Sous le voilage de son accent lyonnais, la voix de Kent couve des années de scènes, de rock et de chansons tendres, des nuits pâles électriques, des chemins de traverse, des refrains populaires, des trous d'air jusqu'à ce retour animal, d'étonnante facture : LE TEMPS DES ÂMES. Accompagné par un pianiste berlinois, Marc Haussmann, Kent vient de sortir un disque comme on n'en trouve plus guère. Sans batterie ni guitare. Au plus près des sens. Treize chansons pleines de souffle, riches de mots, de mélodies soignées, captivantes, au cours desquelles le chanteur déploie un art de l'interprétation qui rappelle Yves Montand. Carrément. 
À l'heure où le disque se meurt, Kent chante, comme s'il tenait une barricade. La vaillance de l'auteur qui fuit le flou et la facilité, assumant son âge notamment, avec gourmandise. Alors quand en piste huit il dégaine Avec élégance, ce titre de Jacques Brel longtemps resté inédit, rien ne paraît saugrenu. Deux minutes cinquante-huit de grâce absolue. Cette chanson souveraine se glisse avec naturel parmi ses congénères. C'est dire leur mérite.

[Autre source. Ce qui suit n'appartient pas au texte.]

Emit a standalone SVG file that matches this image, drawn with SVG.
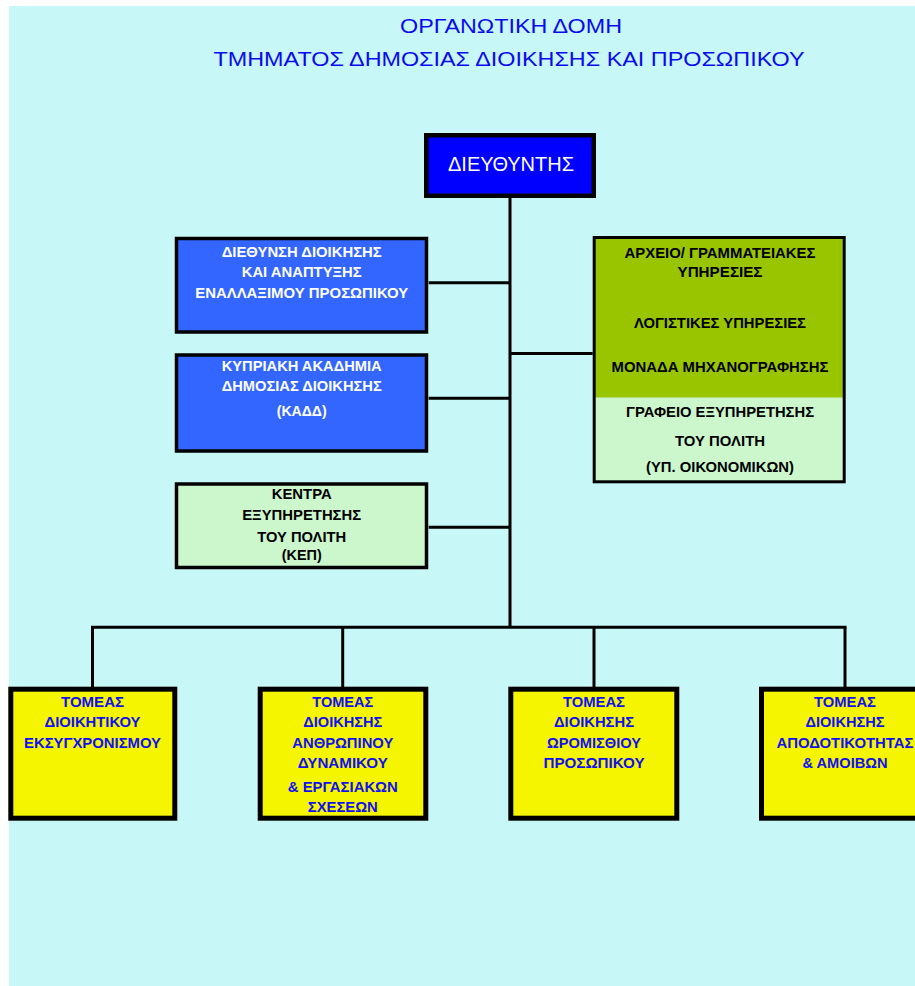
<svg xmlns="http://www.w3.org/2000/svg" width="915" height="986" viewBox="0 0 915 986">
<style>
.t{font-family:"Liberation Sans",Arial,sans-serif;text-anchor:middle}
.title{font-size:21px;fill:#0A0AF0}
.b{font-size:14px;font-weight:bold}
.w{fill:#FFFFFF}
.k{fill:#000000}
.y{fill:#1010F0}
.box{stroke:#000000}
.ln{stroke:#000000;stroke-width:3;fill:none}
</style>
<rect x="0" y="0" width="915" height="986" fill="#FFFFFF"/>
<rect x="9" y="6" width="906" height="980" fill="#C8F7F7"/>
<g id="title">
<text class="t title" x="511" y="33" textLength="222" lengthAdjust="spacingAndGlyphs">ΟΡΓΑΝΩΤΙΚΗ ΔΟΜΗ</text>
<text class="t title" x="509" y="65.5" textLength="591" lengthAdjust="spacingAndGlyphs">ΤΜΗΜΑΤΟΣ ΔΗΜΟΣΙΑΣ ΔΙΟΙΚΗΣΗΣ ΚΑΙ ΠΡΟΣΩΠΙΚΟΥ</text>
</g>
<g id="connectors">
<line class="ln" x1="510" y1="198" x2="510" y2="627.5"/>
<line class="ln" x1="428.7" y1="282.7" x2="510" y2="282.7"/>
<line class="ln" x1="428.7" y1="398.3" x2="510" y2="398.3"/>
<line class="ln" x1="428.7" y1="527.3" x2="510" y2="527.3"/>
<line class="ln" x1="510" y1="353.5" x2="592.7" y2="353.5"/>
<line class="ln" x1="91" y1="627.3" x2="846.5" y2="627.3"/>
<line class="ln" x1="92.5" y1="627.3" x2="92.5" y2="687"/>
<line class="ln" x1="342.7" y1="627.3" x2="342.7" y2="687"/>
<line class="ln" x1="594" y1="627.3" x2="594" y2="687"/>
<line class="ln" x1="845" y1="627.3" x2="845" y2="687"/>
</g>
<g id="director">
<rect class="box" x="426.25" y="135.25" width="167.5" height="60.5" fill="#0000FF" stroke-width="4.5"/>
<text class="t w" x="511" y="170.7" font-size="21" textLength="126" lengthAdjust="spacingAndGlyphs">ΔΙΕΥΘΥΝΤΗΣ</text>
</g>
<g id="dnsi">
<rect class="box" x="176.5" y="238.5" width="250" height="93.5" fill="#3366FF" stroke-width="3.5"/>
<text class="t b w" x="301.7" y="257.3" textLength="160" lengthAdjust="spacingAndGlyphs">ΔΙΕΘΥΝΣΗ ΔΙΟΙΚΗΣΗΣ</text>
<text class="t b w" x="301.7" y="276.7" textLength="120" lengthAdjust="spacingAndGlyphs">ΚΑΙ ΑΝΑΠΤΥΞΗΣ</text>
<text class="t b w" x="301.7" y="297.7" textLength="213" lengthAdjust="spacingAndGlyphs">ΕΝΑΛΛΑΞΙΜΟΥ ΠΡΟΣΩΠΙΚΟΥ</text>
</g>
<g id="kadd">
<rect class="box" x="176.5" y="355" width="250" height="96" fill="#3366FF" stroke-width="3.5"/>
<text class="t b w" x="301.7" y="370.7" textLength="160" lengthAdjust="spacingAndGlyphs">ΚΥΠΡΙΑΚΗ ΑΚΑΔΗΜΙΑ</text>
<text class="t b w" x="301.7" y="390.7" textLength="160" lengthAdjust="spacingAndGlyphs">ΔΗΜΟΣΙΑΣ ΔΙΟΙΚΗΣΗΣ</text>
<text class="t b w" x="301.7" y="416" textLength="50" lengthAdjust="spacingAndGlyphs">(ΚΑΔΔ)</text>
</g>
<g id="kep">
<rect class="box" x="176.5" y="484" width="250" height="83.5" fill="#CCF7CC" stroke-width="3.5"/>
<text class="t b k" x="301.7" y="499" textLength="60" lengthAdjust="spacingAndGlyphs">ΚΕΝΤΡΑ</text>
<text class="t b k" x="301.7" y="520.3" textLength="119" lengthAdjust="spacingAndGlyphs">ΕΞΥΠΗΡΕΤΗΣΗΣ</text>
<text class="t b k" x="301.7" y="542" textLength="89" lengthAdjust="spacingAndGlyphs">ΤΟΥ ΠΟΛΙΤΗ</text>
<text class="t b k" x="301.7" y="560" textLength="40" lengthAdjust="spacingAndGlyphs">(ΚΕΠ)</text>
</g>
<g id="services">
<rect x="594.2" y="237.5" width="250" height="160.2" fill="#99C400"/>
<rect x="594.2" y="397.7" width="250" height="84.1" fill="#CCF7CC"/>
<rect class="box" x="594.2" y="237.5" width="250" height="244.3" fill="none" stroke-width="3"/>
<text class="t b k" x="720" y="257.7" textLength="191" lengthAdjust="spacingAndGlyphs">ΑΡΧΕΙΟ/ ΓΡΑΜΜΑΤΕΙΑΚΕΣ</text>
<text class="t b k" x="720" y="276.7" textLength="85" lengthAdjust="spacingAndGlyphs">ΥΠΗΡΕΣΙΕΣ</text>
<text class="t b k" x="720" y="327.7" textLength="172" lengthAdjust="spacingAndGlyphs">ΛΟΓΙΣΤΙΚΕΣ ΥΠΗΡΕΣΙΕΣ</text>
<text class="t b k" x="720" y="371.7" textLength="217" lengthAdjust="spacingAndGlyphs">ΜΟΝΑΔΑ ΜΗΧΑΝΟΓΡΑΦΗΣΗΣ</text>
<text class="t b k" x="720" y="416.7" textLength="188" lengthAdjust="spacingAndGlyphs">ΓΡΑΦΕΙΟ ΕΞΥΠΗΡΕΤΗΣΗΣ</text>
<text class="t b k" x="720" y="445.7" textLength="90" lengthAdjust="spacingAndGlyphs">ΤΟΥ ΠΟΛΙΤΗ</text>
<text class="t b k" x="720" y="472" textLength="148" lengthAdjust="spacingAndGlyphs">(ΥΠ. ΟΙΚΟΝΟΜΙΚΩΝ)</text>
</g>
<g id="sector1">
<rect class="box" x="10.8" y="689.2" width="164" height="129" fill="#F5F500" stroke-width="5"/>
<text class="t b y" x="92.5" y="706.7" textLength="63" lengthAdjust="spacingAndGlyphs">ΤΟΜΕΑΣ</text>
<text class="t b y" x="92.5" y="726.7" textLength="96" lengthAdjust="spacingAndGlyphs">ΔΙΟΙΚΗΤΙΚΟΥ</text>
<text class="t b y" x="92.5" y="747.7" textLength="137" lengthAdjust="spacingAndGlyphs">ΕΚΣΥΓΧΡΟΝΙΣΜΟΥ</text>
</g>
<g id="sector2">
<rect class="box" x="260.2" y="689.2" width="165.6" height="129" fill="#F5F500" stroke-width="5"/>
<text class="t b y" x="342.8" y="706.7" textLength="61" lengthAdjust="spacingAndGlyphs">ΤΟΜΕΑΣ</text>
<text class="t b y" x="342.8" y="726.7" textLength="79" lengthAdjust="spacingAndGlyphs">ΔΙΟΙΚΗΣΗΣ</text>
<text class="t b y" x="342.8" y="747.7" textLength="101" lengthAdjust="spacingAndGlyphs">ΑΝΘΡΩΠΙΝΟΥ</text>
<text class="t b y" x="342.8" y="768.3" textLength="90" lengthAdjust="spacingAndGlyphs">ΔΥΝΑΜΙΚΟΥ</text>
<text class="t b y" x="342.8" y="791.7" textLength="110" lengthAdjust="spacingAndGlyphs">&amp; ΕΡΓΑΣΙΑΚΩΝ</text>
<text class="t b y" x="342.8" y="811.7" textLength="70" lengthAdjust="spacingAndGlyphs">ΣΧΕΣΕΩΝ</text>
</g>
<g id="sector3">
<rect class="box" x="510.8" y="689.2" width="166" height="129" fill="#F5F500" stroke-width="5"/>
<text class="t b y" x="594" y="706.7" textLength="62" lengthAdjust="spacingAndGlyphs">ΤΟΜΕΑΣ</text>
<text class="t b y" x="594" y="726.7" textLength="80" lengthAdjust="spacingAndGlyphs">ΔΙΟΙΚΗΣΗΣ</text>
<text class="t b y" x="594" y="747.7" textLength="94" lengthAdjust="spacingAndGlyphs">ΩΡΟΜΙΣΘΙΟΥ</text>
<text class="t b y" x="594" y="768.3" textLength="101" lengthAdjust="spacingAndGlyphs">ΠΡΟΣΩΠΙΚΟΥ</text>
</g>
<g id="sector4">
<rect class="box" x="761.5" y="689.2" width="167" height="129" fill="#F5F500" stroke-width="5"/>
<text class="t b y" x="845" y="706.7" textLength="62" lengthAdjust="spacingAndGlyphs">ΤΟΜΕΑΣ</text>
<text class="t b y" x="845" y="726.7" textLength="79" lengthAdjust="spacingAndGlyphs">ΔΙΟΙΚΗΣΗΣ</text>
<text class="t b y" x="845" y="747.7" textLength="137" lengthAdjust="spacingAndGlyphs">ΑΠΟΔΟΤΙΚΟΤΗΤΑΣ</text>
<text class="t b y" x="845" y="768.3" textLength="85" lengthAdjust="spacingAndGlyphs">&amp; ΑΜΟΙΒΩΝ</text>
</g>
</svg>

Aparté. Les modes passent mais la beauté de certains enregistrements demeure. Si Jeanne Cherhal fut la première en France en mars 2012 à reproduire en public le disque d'une autre (AMOUREUSE de Véronique Sanson), respectant l'ordre des morceaux ainsi que leur durée, quarante ans jour pour jour après sa commercialisation - le concept sera décliné cet été par Gaëtan Roussel qui jouera, un an trop tard, dommage, PLAY BLESSURES de Bashung paru en 1982 -, l'on se dit en écoutant Kent reprendre Avec élégance (il entonnait déjà Bruxelles sur RÉCITAL 90) que l'ancien punk de Starshooter aurait l'âme et le corps, la souplesse, le métier pour enfiler sans y flotter, le temps d'un pareil hommage, le costume du grand Belge. Pour exhumer en octobre quatorze, à l'occasion du cinquantième anniversaire de sa captation, le mythique 33 tours OLYMPIA 64 ? La bonne idée. Fin de l'aparté.
Il faut avoir de la gorge et du cœur pour chanter Brel sans rester dans son ombre. Avec LE TEMPS DES ÂMES, Kent pourrait marquer les mémoires. La pochette du CD le montre statufié, dans une lueur blanche, en buste, placide, les bras croisés. Réchappé des froides ténèbres?
Le portrait d'un chanteur français qui survit à l'époque.